Political Tweet Sentiment & Framing
Overview
This project explored political communication on Twitter through an applied NLP pipeline for lexical analysis, sentiment profiling and emotion-based framing.
The work combined tweet collection, text preprocessing, word-frequency analysis, n-gram extraction, sentiment analysis and emotion lexicon matching to compare communication patterns across political actors and time periods.
The project should be read as an exploratory text-analytics prototype, not as a modern transformer-based sentiment system.
Problem
Political messages are not only informative; they also frame issues through specific vocabularies, emotional tones and repeated expressions.
The goal was to build a reproducible workflow for extracting these patterns from Twitter data and comparing political discourse through interpretable textual indicators.
Example 1 — Lexical and N-Gram Analysis
The pipeline tokenized tweet text, removed punctuation and stopwords, and computed frequent words, bigrams and trigrams.
tweet text
↓
tokenization
↓
cleaning and stopword removal
↓
word frequencies, bigrams and trigrams
This was used to identify recurrent terms and expressions associated with specific political actors or thematic periods.
Example 2 — Sentiment and Emotion Profiling
The project also used sentiment and emotion lexicons to summarize the emotional profile of political communication.
In particular, the workflow explored polarity scores and NRC-style emotion categories such as anger, fear, trust, joy and anticipation.
These outputs were used as descriptive indicators, not as definitive measures of political intent.
Technologies and Methods Used
- Python for tweet collection, preprocessing and exploratory analysis.
- R for text mining, visualization and exploratory sentiment workflows.
- GetOldTweets3 for historical tweet collection.
- pandas / NumPy for tabular data handling and intermediate structures.
- NLTK for tokenization, stopword removal and n-gram construction.
- TextBlob for exploratory polarity and subjectivity scoring.
- NRC Emotion Lexicon for emotion-category matching.
- tidytext / dplyr / ggplot2 for R-based text processing and visualization.
- matplotlib / seaborn for Python-based exploratory plots.
Implemented Elements
- Collection of tweet data for selected political accounts and periods.
- Cleaning of raw tweet text, links, punctuation and noisy tokens.
- Italian and English stopword filtering.
- Word-frequency analysis for political discourse comparison.
- Bigram and trigram extraction.
- Exploratory polarity and subjectivity scoring.
- Emotion profiling using lexicon-based matching.
- Bar plots and radar-style visualizations of lexical and emotional patterns.
Evaluation Status
The project produced descriptive NLP indicators rather than a supervised classification model.
The outputs are therefore useful for exploration and comparison, but they should not be interpreted as externally validated sentiment labels.
- Already present: lexical frequencies, n-grams, polarity scores and emotion profiles.
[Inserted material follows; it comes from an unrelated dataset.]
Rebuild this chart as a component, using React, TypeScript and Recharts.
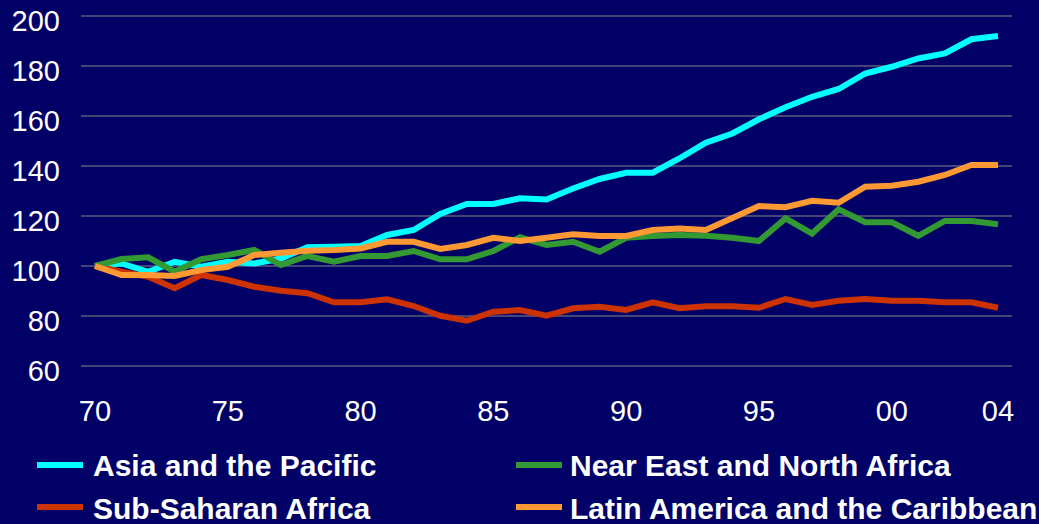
import React from 'react';
import { LineChart, Line, XAxis, YAxis, CartesianGrid, Legend } from 'recharts';

const years = [
  1970, 1971, 1972, 1973, 1974, 1975, 1976, 1977, 1978, 1979,
  1980, 1981, 1982, 1983, 1984, 1985, 1986, 1987, 1988, 1989,
  1990, 1991, 1992, 1993, 1994, 1995, 1996, 1997, 1998, 1999,
  2000, 2001, 2002, 2003, 2004,
];

const asiaPacific = [
  100, 101, 97.7, 101.7, 99.7, 101.7, 101, 103, 107.5, 107.7,
  108, 112.4, 114.4, 120.8, 124.8, 124.8, 127.1, 126.6, 131, 134.8,
  137.3, 137.3, 143, 149.3, 153, 158.7, 163.5, 167.7, 170.8, 177,
  179.7, 183, 185, 190.7, 192,
];

const subSaharan = [
  100, 97.7, 95.7, 91.1, 96.4, 94.4, 91.7, 90.1, 89.1, 85.5,
  85.5, 86.7, 84, 80.1, 78.1, 81.7, 82.4, 80.1, 83.1, 83.7,
  82.4, 85.5, 83.1, 83.9, 83.9, 83.3, 86.8, 84.4, 86.1, 86.8,
  86.1, 86.1, 85.5, 85.5, 83.3,
];

const nearEast = [
  100, 102.8, 103.5, 97.7, 102.7, 104.4, 106.4, 100.4, 104, 101.7,
  104, 104, 106, 102.7, 102.7, 106, 111.5, 108.4, 109.7, 105.7,
  111.3, 112, 112.4, 112.1, 111.3, 110, 119, 113, 122.7, 117.5,
  117.5, 112.1, 118, 118, 116.7,
];

const latinAmerica = [
  100, 96.4, 96.4, 96, 98.4, 99.7, 104.4, 105.3, 106.1, 106.4,
  107, 109.7, 109.7, 106.8, 108.4, 111.3, 110, 111.3, 112.7, 112,
  112, 114.4, 115, 114.4, 119.2, 124, 123.5, 126.1, 125.3, 131.7,
  132.1, 133.7, 136.4, 140.4, 140.4,
];

const xTicks = [1970, 1975, 1980, 1985, 1990, 1995, 2000, 2004];
const yTicks = [60, 80, 100, 120, 140, 160, 180, 200];

const series = [
  { key: 'asia', name: 'Asia and the Pacific', color: '#00FFFF', values: asiaPacific },
  { key: 'ssa', name: 'Sub-Saharan Africa', color: '#CC3300', values: subSaharan },
  { key: 'near', name: 'Near East and North Africa', color: '#339933', values: nearEast },
  { key: 'latin', name: 'Latin America and the Caribbean', color: '#FF9933', values: latinAmerica },
];

const legendLayout = [
  { key: 'asia', col: 0, row: 0 },
  { key: 'near', col: 1, row: 0 },
  { key: 'ssa', col: 0, row: 1 },
  { key: 'latin', col: 1, row: 1 },
];

const data = years.map((year, i) => {
  const row: Record<string, number> = { year };
  series.forEach((s) => {
    row[s.key] = s.values[i];
  });
  return row;
});

const FONT = '"Liberation Sans", Arial, Helvetica, sans-serif';

const XTick = (props: any) => {
  const { x, y, payload } = props;
  const label = String(payload.value).slice(2);
  return (
    <text x={x} y={y + 55} textAnchor="middle" fill="#FFFFFF" fontSize={29} fontFamily={FONT}>
      {label}
    </text>
  );
};

const YTick = (props: any) => {
  const { x, y, payload } = props;
  return (
    <text x={x} y={y + 14.5} textAnchor="end" fill="#FFFFFF" fontSize={29} fontFamily={FONT}>
      {payload.value}
    </text>
  );
};

const colLeft = [37, 516];
const colText = [93, 570];
const rowSwatchTop = [33.7, 76.3];
const rowTextTop = [21.2, 64.4];

const renderLegend = () => (
  <div style={{ position: 'relative', width: 1039, height: 96 }}>
    {legendLayout.map((item) => {
      const s = series.find((q) => q.key === item.key)!;
      return (
        <React.Fragment key={item.key}>
          <div
            style={{
              position: 'absolute',
              left: colLeft[item.col],
              top: rowSwatchTop[item.row],
              width: 46,
              height: 6,
              background: s.color,
            }}
          />
          <div
            style={{
              position: 'absolute',
              left: colText[item.col],
              top: rowTextTop[item.row],
              fontFamily: FONT,
              fontWeight: 'bold',
              fontSize: 30,
              lineHeight: '34px',
              color: '#FFFFFF',
              whiteSpace: 'nowrap',
            }}
          >
            {s.name}
          </div>
        </React.Fragment>
      );
    })}
  </div>
);

export default function App() {
  return (
    <div
      style={{
        position: 'absolute',
        left: 0,
        top: 0,
        width: 1039,
        height: 524,
        background: '#000066',
        overflow: 'hidden',
      }}
    >
      <LineChart
        width={1039}
        height={524}
        data={data}
        margin={{ top: 16, right: 27, bottom: 0, left: 0 }}
      >
        <CartesianGrid vertical={false} stroke="#888888" strokeWidth={1} />
        <XAxis
          dataKey="year"
          type="number"
          domain={[1970, 2004]}
          ticks={xTicks}
          interval={0}
          padding={{ left: 14, right: 14 }}
          axisLine={false}
          tickLine={false}
          tickSize={0}
          tickMargin={0}
          height={62}
          tick={<XTick />}
        />
        <YAxis
          type="number"
          domain={[60, 200]}
          ticks={yTicks}
          interval={0}
          width={81}
          axisLine={false}
          tickLine={false}
          tickSize={0}
          tickMargin={21}
          tick={<YTick />}
        />
        <Legend verticalAlign="bottom" align="left" content={renderLegend} />
        {series.map((s) => (
          <Line
            key={s.key}
            type="linear"
            dataKey={s.key}
            name={s.name}
            stroke={s.color}
            strokeWidth={6}
            dot={false}
            activeDot={false}
            isAnimationActive={false}
          />
        ))}
      </LineChart>
    </div>
  );
}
- Already present: visual comparison of political-text indicators.
- To be added: manually annotated validation set for sentiment or framing categories.
- To be added: robustness checks across time periods, topics and political actors.
- To be added: comparison with transformer-based language models for Italian text.
Methodological Note
Lexicon-based sentiment analysis is interpretable and useful for exploratory work, but it has important limitations.
It may fail with irony, sarcasm, negation, political slang, multilingual content and context-dependent meaning. For this reason, the results should be treated as descriptive signals rather than as ground-truth psychological or political measures.
Modern Extension
A modern version of this project would preserve the interpretable descriptive layer while adding contextual language models and stronger evaluation.
- Use transformer-based models for Italian sentiment and stance detection.
- Compare lexicon-based sentiment with supervised or zero-shot classifiers.
- Add topic modeling or embedding-based clustering to identify recurrent frames.
- Evaluate sentiment and framing outputs against human annotations.
- Track discourse dynamics over time and around political events.
Resources
Technical report in preparation.
Code available upon request.
Technical Context
- Mohammad & Turney, NRC Emotion Lexicon — relevant because the project used lexicon-based emotion categories for exploratory profiling.
- TextBlob — relevant because the prototype used polarity and subjectivity scores for exploratory sentiment analysis.
- Silge & Robinson, tidytext — relevant to the R-based text mining and visualization workflow.